Bootstrapping and Confidence Intervals

Overview

This lecture explains the concept of bootstrapping to create confidence intervals and compares it to traditional sampling distributions and formula-based approaches.

Bootstrapping and Sampling Distributions

Bootstrapping simulates the sampling distribution by repeatedly sampling from the original sample.
A real sampling distribution involves taking many random samples from the population.
In bootstrapping, the center of the distribution is the sample statistic, not the population parameter.
The shape and standard error of a bootstrap distribution often resemble those of a real sampling distribution.
Each bootstrap gives slightly different results because each set of random samples differs.

Creating Confidence Intervals with Bootstrapping

Bootstrapping allows for direct calculation of confidence intervals from the simulated distribution.
A 95% confidence interval is set by taking the middle 95% of the bootstrap results.
For the given data, the 95% confidence interval for the population mean is 98.053 to 98.480 degrees Fahrenheit.
Results may vary slightly with each bootstrap due to randomness in resampling.

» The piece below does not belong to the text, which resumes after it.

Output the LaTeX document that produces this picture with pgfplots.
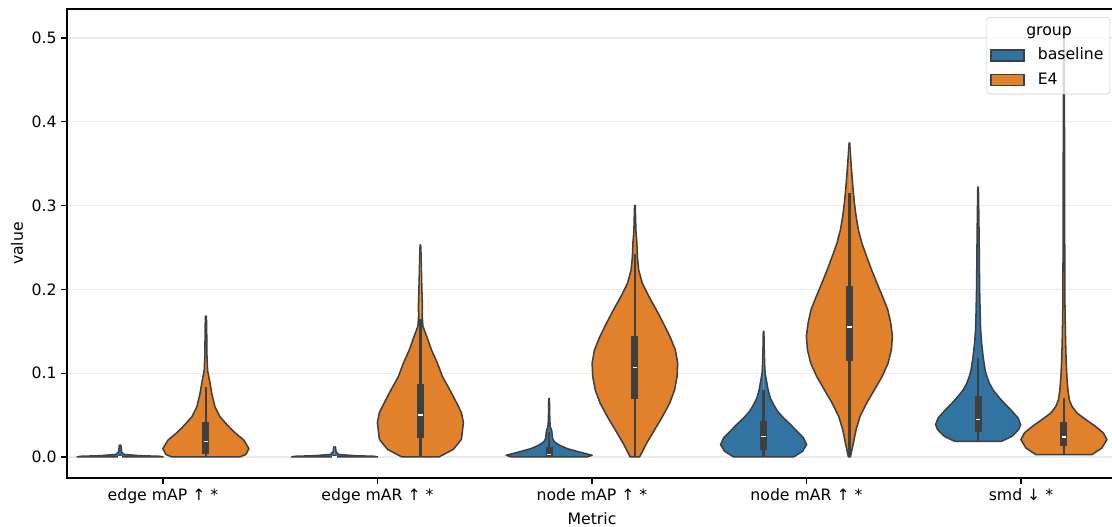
\documentclass[border=0pt]{standalone}
\usepackage{fontspec}
\setmainfont{DejaVu Sans}
\usepackage{pgfplots}
\usepackage{pgfplotstable}
\pgfplotsset{compat=1.18}
\definecolor{cblue}{HTML}{3274A1}
\definecolor{corange}{HTML}{E1812C}
\definecolor{outl}{HTML}{3F3F3F}
\definecolor{gridc}{HTML}{EBEBEB}
\definecolor{legc}{HTML}{CCCCCC}

% violin half-profiles: y = value, w = half width in pixels (max 43 px = 0.2 axis units)
\pgfplotstableread{
y w
0 0
0 43
0.0008 40
0.0015 20
0.003 4
0.006 1.5
0.014 0.8
0.0143 0
}\tEMAPb
\pgfplotstableread{
y w
0 0
0 34
0.003 40
0.0099 43
0.02 38
0.028 30
0.036 23
0.048 14
0.06 9
0.075 6
0.091 3.7
0.103 1.7
0.123 1
0.15 0.8
0.168 0.5
0.168 0
}\tEMAPe
\pgfplotstableread{
y w
0 0
0 43
0.0008 40
0.0015 20
0.003 4
0.006 1.5
0.012 0.8
0.0122 0
}\tEMARb
\pgfplotstableread{
y w
0 0
0 18.5
0.0091 33
0.021 41
0.041 43
0.053 41
0.065 36
0.081 29
0.096 22
0.112 17
0.128 11
0.144 6.3
0.156 2.5
0.168 1.8
0.18 2
0.2 1.5
0.223 1
0.24 0.7
0.253 0.3
0.253 0
}\tEMARe
\pgfplotstableread{
y w
0 0
0 38
0.002 43
0.006 30
0.01 18
0.014 10.5
0.018 5.3
0.022 3.5
0.028 3
0.032 2.5
0.036 1.2
0.044 0.7
0.0696 0.3
0.0696 0
}\tNMAPb
\pgfplotstableread{
y w
0 0
0 4.7
0.0163 11.7
0.032 19.5
0.048 27.5
0.064 34.7
0.08 39.7
0.096 42.2
0.112 42.8
0.1275 40.5
0.143 35.3
0.159 28.7
0.175 21.7
0.191 14.2
0.207 7.5
0.223 3.8
0.239 2.5
0.255 2
0.27 1
0.285 0.7
0.3003 0.3
0.3003 0
}\tNMAPe
\pgfplotstableread{
y w
0 0
0 30
0.0068 39
0.0147 43
0.0227 40
0.0306 33.5
0.0386 27
0.0465 20
0.0545 14
0.0625 10
0.0704 6.7
0.08 4.5
0.09 3
0.1 1.5
0.112 1
0.13 0.6
0.15 0.3
0.15 0
}\tNMARb
\pgfplotstableread{
y w
0 0
0 1
0.0167 4
0.0326 6.7
0.0485 10.7
0.0644 17.3
0.08 25
0.096 32.7
0.112 38.7
0.128 42
0.144 43
0.16 41.3
0.176 38.3
0.191 33.3
0.207 27.7
0.223 22.3
0.239 17.3
0.255 12.5
0.271 9
0.287 6.7
0.303 5
0.319 3.7
0.334 2.7
0.35 1.7
0.362 1
0.375 0.3
0.375 0
}\tNMARe
\pgfplotstableread{
y w
0.0187 0
0.0187 23.5
0.0247 34
0.0326 40.5
0.0386 42.5
0.0465 40
0.0565 32.5
0.0644 26
0.0724 20
0.08 15
0.088 11.3
0.096 8.8
0.104 7
0.12 5
0.136 3.5
0.152 2.5
0.175 2
0.203 1.5
0.243 1.2
0.283 0.8
0.322 0.3
0.322 0
}\tSMDb
\pgfplotstableread{
y w
0.0028 0
0.0028 28
0.0107 38
0.0207 43
0.0286 39.5
0.0366 31.5
0.0445 22
0.0525 13
0.0605 8
0.068 5.5
0.08 4
0.096 3
0.116 2.2
0.148 1.5
0.188 1
0.267 0.8
0.387 0.6
0.505 0.3
0.505 0
}\tSMDe

\newcommand{\violin}[3]{%
  \addplot[forget plot, fill=#3, draw=outl, line width=1.1pt, line join=round]
    table[x expr={#2+\thisrow{w}/214.5}, y=y] {#1};
  \addplot[forget plot, fill=#3, draw=outl, line width=1.1pt, line join=round]
    table[x expr={#2-\thisrow{w}/214.5}, y=y] {#1};
}
% center, whisker low, whisker high, q1, q3, median
\newcommand{\innerbox}[6]{%
  \addplot[forget plot, draw=outl, line width=1.7pt] coordinates {(#1,#2) (#1,#3)};
  \addplot[forget plot, draw=outl, line width=5pt] coordinates {(#1,#4) (#1,#5)};
  \addplot[forget plot, only marks, mark=-, mark size=1.7pt,
    mark options={draw=white, line width=1pt}] coordinates {(#1,#6)};
}

\pgfplotsset{sbpatch/.style={legend image code/.code={%
  \draw[##1, fill opacity=1, sharp corners] (0pt,-4pt) rectangle (23.8pt,4pt);
  \path (31pt,0pt);}}}

\begin{document}
\begin{tikzpicture}
\begin{axis}[name=ax,
  scale only axis, width=756pt, height=337.68pt,
  xmin=-0.4476, xmax=4.4476, ymin=-0.0251, ymax=0.5346,
  xtick={0,1,2,3,4},
  xticklabels={edge mAP ↑ *, edge mAR ↑ *, node mAP ↑ *, node mAR ↑ *, smd ↓ *},
  ytick={0,0.1,0.2,0.3,0.4,0.5},
  yticklabel style={/pgf/number format/.cd, fixed, fixed zerofill, precision=1},
  /pgf/number format/assume math mode=true,
  tick align=outside, tick pos=left, major tick length=4pt,
  every tick/.style={black, line width=0.9pt},
  axis line style={black, line width=0.9pt},
  ymajorgrids, major grid style={gridc, line width=0.9pt},
  tick label style={font=\fontsize{11.3}{13.6}\selectfont},
  xlabel={Metric}, ylabel={value},
  every axis x label/.style={at={(axis description cs:0.5,0)}, yshift=-29.5pt, anchor=center, font=\fontsize{11.3}{13.6}\selectfont},
  every axis y label/.style={at={(axis description cs:0,0.5)}, xshift=-36pt, anchor=center, rotate=90, font=\fontsize{11.3}{13.6}\selectfont},
  legend cell align=left,
  legend style={at={(rel axis cs:1,1)}, xshift=-5pt, yshift=-5.8pt, anchor=north east,
    draw=legc, fill=white, fill opacity=0.8, text opacity=1, rounded corners=2pt,
    font=\fontsize{11.3}{13.6}\selectfont, row sep=2.6pt, inner sep=2.5pt,
    nodes={inner xsep=2pt, inner ysep=2pt, text height=8.6pt, text depth=2.4pt}},
]
\addlegendimage{empty legend}
\addlegendentry{\hspace*{-8.3pt}group}
\addlegendimage{sbpatch, fill=cblue, draw=outl, line width=1.1pt}
\addlegendentry{baseline}
\addlegendimage{sbpatch, fill=corange, draw=outl, line width=1.1pt}
\addlegendentry{E4}

\violin{\tEMAPb}{-0.2}{cblue}
\innerbox{-0.2}{0}{0.002}{0}{0.001}{0}
\violin{\tEMAPe}{0.2}{corange}
\innerbox{0.2}{0}{0.083}{0.004}{0.042}{0.0187}

\violin{\tEMARb}{0.8}{cblue}
\innerbox{0.8}{0}{0.002}{0}{0.001}{0}
\violin{\tEMARe}{1.2}{corange}
\innerbox{1.2}{0}{0.165}{0.023}{0.0865}{0.05}

\violin{\tNMAPb}{1.8}{cblue}
\innerbox{1.8}{0}{0.03}{0}{0.012}{0.003}
\violin{\tNMAPe}{2.2}{corange}
\innerbox{2.2}{0}{0.242}{0.069}{0.144}{0.1065}

\violin{\tNMARb}{2.8}{cblue}
\innerbox{2.8}{0}{0.0796}{0.0087}{0.0426}{0.0247}
\violin{\tNMARe}{3.2}{corange}
\innerbox{3.2}{0}{0.315}{0.115}{0.2035}{0.155}

\violin{\tSMDb}{3.8}{cblue}
\innerbox{3.8}{0.0187}{0.118}{0.0294}{0.0724}{0.0445}
\violin{\tSMDe}{4.2}{corange}
\innerbox{4.2}{0.0028}{0.0704}{0.0127}{0.0414}{0.0239}
\end{axis}
\pgfresetboundingbox
\path[use as bounding box] (ax.south west) ++(-48.24pt,-35.28pt) rectangle ++(800.64pt,379.44pt);
\end{tikzpicture}
\end{document}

Comparison: Bootstrapping vs. Traditional Formulas

StatKey uses bootstrapping while StatKado uses traditional normal formulas for confidence intervals.
Bootstrapping does not require normality or formula assumptions—it works directly from the sample data.
Bootstrapping can be used for parameters like the median and standard deviation, which are harder to handle with formulas.

Bootstrapping for Other Statistics

You can bootstrap the median to create a confidence interval for the population median.
You can also bootstrap the standard deviation, which can be challenging with traditional formulas.
Example: The 95% confidence interval for standard deviation of body temperature is between 0.572 and 0.953 degrees Fahrenheit.

Key Terms & Definitions

Bootstrapping — A method of creating sampling distributions by repeatedly sampling with replacement from a single sample.
Sampling Distribution — The probability distribution of a statistic based on all possible random samples from a population.
Confidence Interval — A range of values derived from the data that likely contains the population parameter.
Sample Statistic — A numerical summary (like mean or median) calculated from the sample data.

Action Items / Next Steps

Practice using bootstrapping to calculate confidence intervals for mean, median, and standard deviation.
Explore StatKey or similar tools to perform your own bootstrap analyses.
Review the differences between formula-based and bootstrap confidence intervals.